Im produzierenden Gewerbe verringerte sich die Zahl der Erwerbstätigen im Vergleich zum Vorjahresquartal um 2,1 Prozent. Innerhalb dieses Bereiches dominierten die Verluste im verarbeitenden Gewerbe in Höhe von 2,8 Prozent bzw. 9.500 Personen. Im Baugewerbe betrug der aktuelle Rückgang 1,3 Prozent.

Innerhalb aller Dienstleistungen fiel der Rückgang im Bereich Grundstücks- und Wohnungswesen, Finanz- und Unternehmensdienstleistungen mit -1,8 Prozent noch stärker aus, als im Bereich Handel, Verkehr, Gastgewerbe, Information und Kommunikation (-0,9 Prozent). Der Arbeitskreis Erwerbstätigenrechnung der Länder präsentiert diese aktuellen Ergebnisse für alle Länder in Deutschland.“

Wenn der Staat knausert

Nur: Liegt das tatsächlich am Produktions- und Exportrückgang der Industrie?

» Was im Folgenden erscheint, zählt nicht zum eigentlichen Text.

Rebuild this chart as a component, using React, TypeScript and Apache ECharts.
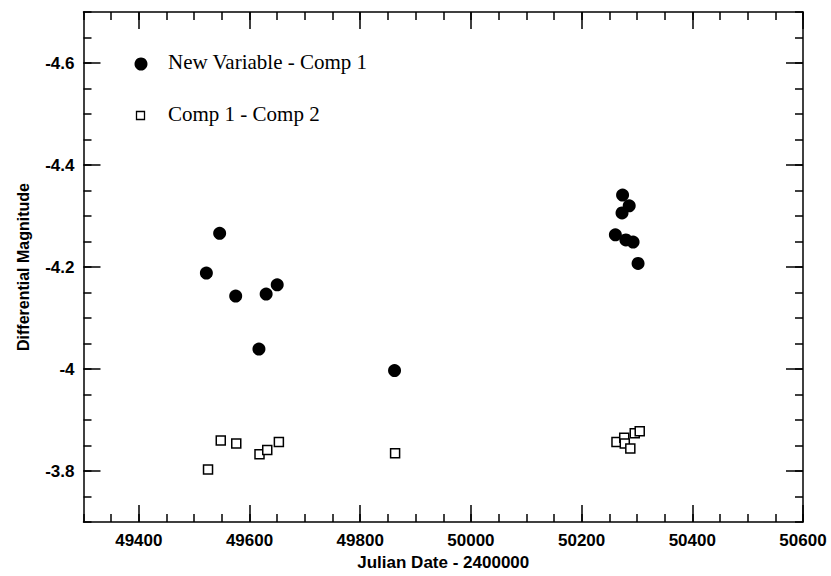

Oder machen diese Zahlenspiele einfach blind dafür, dass sich der Staat in Deutschland mittlerweile auf allen drei Ebenen (Bund, Länder und Kommunen) kaputtspart? Seine Investitionen schon seit Jahren zurückgefahren hat?

Und stattdessen über ein lächerliches 500-Milliarden-Euro-Investitionsprogramm debattiert wird, das sich über zehn Jahre erstreckt und die Einsparungen nicht einmal auffängt?

Sachsen hat im aktuellen Haushalt allein zwei Milliarden Euro gestrichen, die als Investition im Land fehlen. Städte wie Leipzig machen Schulden, obwohl auch sie ihr Investitionsprogramm drastisch zusammengestrichen haben. Weniger Investitionen aber bedeuten nun einmal weniger Geld im Wirtschaftskreislauf. Genau das ist es, was den Unternehmen in allen Branchen fehlt. Und was ihnen die Spielräume nimmt, Personal zu binden, das sie eigentlich dringend brauchen.